I mean, I am not wearing a full postal uniform into a bar, as entertaining as that sounds*.  Cliff’s modus operandi is to show up in his mail man uniform (short hand for someone who is maybe a little less important than he thinks he is) and loudly hold court about a whole lot of unverifiable stuff. The absence of uniform is not due to my own foresight. If not for technology I feel I would have been just as over the top as a character from an 80’s sitcom. And that technology is a simple blue box.

*The only uniform I have ever worn is a Cub Scout uniform, and I have the third grade photos to prove it. I am discounting football and band because you couldn’t show up for picture day in those uniforms and expect to get home with your humility intact. Plus, the Cub Scout uniform had a neckerchief. Come on, how often do you get to wear a neckerchief?!

I was first introduced to bar trivia about ten years ago.

I had just moved to St. Louis and my girlfriend/fiancé/future ex-wife/crazy lady who would later threaten to kill me really liked hanging out in bars. Like needs an intervention liked to hang out in bars. At the time, I was a very light drinker*, and the bar could get a bit tedious. And that is when I stumbled onto Buzztime.

*By light drinker, I mean I had never had a drink until age 31ish. I blame Jesus. My first drunk experience happened when I moved to St. Louis. Here is all you need to know about that experience: Grape martinis, passed out in a bathroom stall, and puking on a tree. I will let you fill in the blanks.

The little blue box that greatly resembles a Timex home computer from circa 1983. For anyone under the age of 30, or whose family could afford a real computer, picture a really big, basic calculator/adding machine encased in plastic. A Commodore 64 was the things dreams were made of in my family.  (Here is my only memory from computers at that time: Running that program that made the entire screen fill up with my name. State. Of. The. Art. Yet, according to the movies, people my age were hacking the missile defense system. I feel like you lied to me Wargames!!) It contains a full keyboard, which is never used. Essentially all you need are the 1-5 number keys to play the game. How it works: The typical game is 15 questions long, multiple choice with four choices. The longer it takes to get the answer, the less points you receive. That’s it, that’s the list. It is the same basic process of any game show, but with no spokesmodel or prizes. Except for “player plus points” which you accumulate every game and have no value or meaning at all, other than to show the rest of the world just how much time you spend in bars playing games.
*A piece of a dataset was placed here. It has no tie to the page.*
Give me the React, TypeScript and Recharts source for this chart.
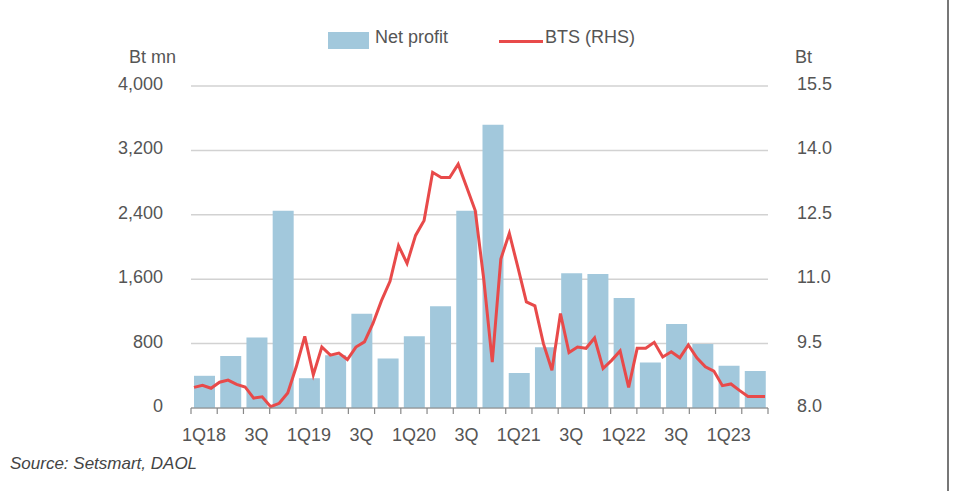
import * as React from 'react';
import { ComposedChart, Bar, Line, XAxis, YAxis, CartesianGrid } from 'recharts';

// quarterly net profit (Bt mn), left axis
const quarters = [
  '1Q18', '2Q', '3Q', '4Q',
  '1Q19', '2Q', '3Q', '4Q',
  '1Q20', '2Q', '3Q', '4Q',
  '1Q21', '2Q', '3Q', '4Q',
  '1Q22', '2Q', '3Q', '4Q',
  '1Q23', '2Q',
];
const netProfit = [
  400, 645, 875, 2450,
  370, 655, 1170, 615,
  890, 1265, 2450, 3520,
  435, 755, 1675, 1665,
  1365, 565, 1045, 795,
  525, 460,
];

// monthly BTS share price (Bt), right axis
const btsPrice = [
  8.48, 8.53, 8.46, 8.6, 8.65, 8.55, 8.49, 8.23, 8.26, 8.03, 8.11, 8.35,
  8.96, 9.67, 8.77, 9.42, 9.23, 9.28, 9.13, 9.42, 9.54, 9.97, 10.5, 10.95,
  11.78, 11.37, 12.02, 12.37, 13.49, 13.37, 13.37, 13.68, 13.14, 12.6, 11.0, 9.07,
  11.47, 12.07, 11.28, 10.47, 10.38, 9.5, 8.88, 10.2, 9.29, 9.42, 9.39, 9.63,
  8.92, 9.11, 9.33, 8.48, 9.39, 9.39, 9.53, 9.19, 9.31, 9.17, 9.47, 9.17,
  8.96, 8.86, 8.52, 8.56, 8.41, 8.27, 8.27, 8.27,
];

const leftTicks = [0, 800, 1600, 2400, 3200, 4000];
const rightTicks = [8, 9.5, 11, 12.5, 14, 15.5];

const barData = quarters.map((q, i) => ({ q, np: netProfit[i] }));
const lineData = btsPrice.map((v, i) => ({ m: i, bts: v }));

const FONT = '"Liberation Sans", Arial, sans-serif';
const TEXT = '#555';
const AXIS = '#888';
const BAR = '#a2c8dc';
const RED = '#e84a4a';

function QuarterTick(props: any) {
  const { x, y, payload, index } = props;
  const half = payload && payload.offset ? payload.offset : 13.1;
  const i = index ?? payload.index;
  return (
    <g>
      <line x1={x - half} x2={x - half} y1={y} y2={y + 6} stroke={AXIS} strokeWidth={1.2} />
      {i === quarters.length - 1 && (
        <line x1={x + half} x2={x + half} y1={y} y2={y + 6} stroke={AXIS} strokeWidth={1.2} />
      )}
      {i % 2 === 0 && (
        <text x={x} y={y + 33} textAnchor="middle" fill={TEXT} fontSize={18} fontFamily={FONT}>
          {payload.value}
        </text>
      )}
    </g>
  );
}

function LeftTick(props: any) {
  const { x, y, payload } = props;
  return (
    <text x={x} y={y + 4} textAnchor="end" fill={TEXT} fontSize={18} fontFamily={FONT}>
      {Number(payload.value).toLocaleString('en-US')}
    </text>
  );
}

function RightTick(props: any) {
  const { x, y, payload } = props;
  return (
    <text x={x} y={y + 4} textAnchor="start" fill={TEXT} fontSize={18} fontFamily={FONT}>
      {Number(payload.value).toFixed(1)}
    </text>
  );
}

export default function App() {
  return (
    <div style={{ position: 'relative', width: 958, height: 491, background: '#fff', fontFamily: FONT, color: TEXT }}>
      <style>{'body{margin:0}'}</style>

      {/* legend */}
      <div style={{ position: 'absolute', left: 328, top: 32, width: 41, height: 17, background: BAR }} />
      <div style={{ position: 'absolute', left: 375, top: 28, fontSize: 18, lineHeight: '18px' }}>Net profit</div>
      <div style={{ position: 'absolute', left: 499, top: 40, width: 44, height: 3, background: RED }} />
      <div style={{ position: 'absolute', left: 545, top: 28, fontSize: 18, lineHeight: '18px' }}>BTS (RHS)</div>

      {/* axis units */}
      <div style={{ position: 'absolute', left: 129, top: 48, fontSize: 18, lineHeight: '18px' }}>Bt mn</div>
      <div style={{ position: 'absolute', left: 795, top: 48, fontSize: 18, lineHeight: '18px' }}>Bt</div>

      <ComposedChart
        width={958}
        height={491}
        data={barData}
        margin={{ top: 86, right: 0, bottom: 43, left: 0 }}
        barCategoryGap={0}
      >
        <CartesianGrid yAxisId="left" xAxisId="q" vertical={false} stroke="#d2d2d2" strokeWidth={1.5} />
        <XAxis xAxisId="m" dataKey="m" type="number" domain={[-0.35, 67.35]} height={0} hide />
        <XAxis
          xAxisId="q"
          dataKey="q"
          type="category"
          interval={0}
          height={40}
          tickSize={0}
          tickMargin={0}
          tickLine={false}
          axisLine={{ stroke: AXIS, strokeWidth: 1.2 }}
          tick={<QuarterTick />}
        />
        <YAxis
          yAxisId="left"
          width={191}
          domain={[0, 4000]}
          ticks={leftTicks}
          tickSize={0}
          tickMargin={28}
          axisLine={false}
          tickLine={false}
          tick={<LeftTick />}
        />
        <YAxis
          yAxisId="right"
          orientation="right"
          width={190}
          domain={[8, 15.5]}
          ticks={rightTicks}
          tickSize={0}
          tickMargin={29}
          axisLine={false}
          tickLine={false}
          tick={<RightTick />}
        />
        <Bar xAxisId="q" yAxisId="left" dataKey="np" fill={BAR} barSize={21} isAnimationActive={false} />
        <Line
          xAxisId="m"
          yAxisId="right"
          data={lineData}
          dataKey="bts"
          type="linear"
          stroke={RED}
          strokeWidth={3}
          dot={false}
          isAnimationActive={false}
        />
      </ComposedChart>

      <div style={{ position: 'absolute', left: 10, top: 455, fontSize: 17, lineHeight: '18px', fontStyle: 'italic', color: '#444' }}>
        Source: Setsmart, DAOL
      </div>

      <div style={{ position: 'absolute', left: 947, top: 0, width: 2, height: 491, background: '#777' }} />
    </div>
  );
}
Basically, you log on* and see just how much useless knowledge is crammed down into the dark recesses of your skull. It took me about 42 minutes to become absolutely and completely hooked. It started innocently enough: Something to do while my significant other got bombed on martinis. Win/win!

*Log in names, as you can imagine, are an interesting time. What is it about entering fake names into games that turns people into third graders? I am pretty sure there is a Pac Man game from 1983 out there somewhere with a top score by “BOOBS.” My extremely creative sign on name: Mike. I know, where do I come up with these things? There is little more humiliating than playing under your real name and losing to “Camltoh” and “Wang-ho”. It tends to keep the ego in check.

It was fun, for a while, basking in the glory of an extensive knowledge of 70’s Oscar winners, capitols of Pacific Islands, and bones of the inner ear. And by a while, I mean about 10 years. However, I should have been taking notes during Cheers. There are reasons Cliff is the most unpopular character. Among them:

-The isolation. It is a lonely world in the bar trivia universe. One man, one machine, and one beer (at a time). Hawthorne can keep his scarlet letter; that little blue box is much more of a pariah than some mild adultery. There are many options of what may keep people away: the fact I am hunched over what looks like a giant desk calculator, the fact I am staring at a TV screen like it is the last minutes of a ball game I have gambled every cent to my name on, or the constant muttering under my breath. (It is probably the muttering. The self-loathing after missing a question can be intense.) The one thing all of the reasons have in common is that they are self-generated. I have become an expert at generating a force field of “leave me alone” energy. The ways to communicate this are numerous; Batman’s utility belt has less options. Refusal to make eye contact with whomever is speaking is usually first off the deck, followed by grunting in response to any questions, and finally turning my body at a precise 34.5% angle away from the speaker/person sitting next to me/completely normal social person enjoying an adult beverage.* That tends to do the trick.

*This would be a good point to introduce this statistic: The number of girls met/won over while playing trivia is exactly 0.0. Here is what that pie chart looks like: 0.

-The disdain. I don’t know what it is about knowing stuff, but it sure tends to annoy people. People like to voice their judgments of you when you know ridiculous information about what state Mary Todd Lincoln was born in. There are lots of cat calls like “Who knows this stuff?” and “Someone needs to t a life.” Sadly, they are all accurate and true. The most typical reactions are: “There is something wrong with you for knowing this,” “you play so much you have these memorized,” and “I quit, I like talking to real people.”* The best way to avoid this is to sit at the very end of the bar, make minimal requests, and wear a hat. People tend to not notice you in hat. The good news is the end of the bar is near the servers’ station. They will be friendly to anyone. It has just dawned on me how many bar staff I have met playing trivia. Those people are the salt of the earth. Or really bored.

-The liver damage. Listen, you can’t just sit there and play sipping water. The beers tend to pile up after three to four hours staring at the TV and plumbing the depths of my brain. I can’t imagine my liver is a big fan of the game. Sadly, my scores seem to go up the more I imbibe. Did I mention meeting a lot of bar staff while playing this game?

There are certainly are more social hobbies. But if you watch your Cheers, Cliff managed to make at least 4-5 friends. Or at least people who would tolerate him. Trivia has led me to meet a handful of good people, a smattering of weirdos, and a large number of people I will likely never see or speak to again. This sounds remarkably similar to every other frivolous activity I have ever taken part in. At the very worst, it gives me a valid excuse to read at an unreasonable rate and in a random selection of topics.
Let me leave with this request: The next time you seem so odd looking dude sitting at the end of the bar, bent over a tiny game, and way into the random questions on the TV, take it easy on him. Don’t assume he has a social disorder or strange body odor. In fact, feel free to make some small talk or offer to buy him a beer. Just make sure it is between games.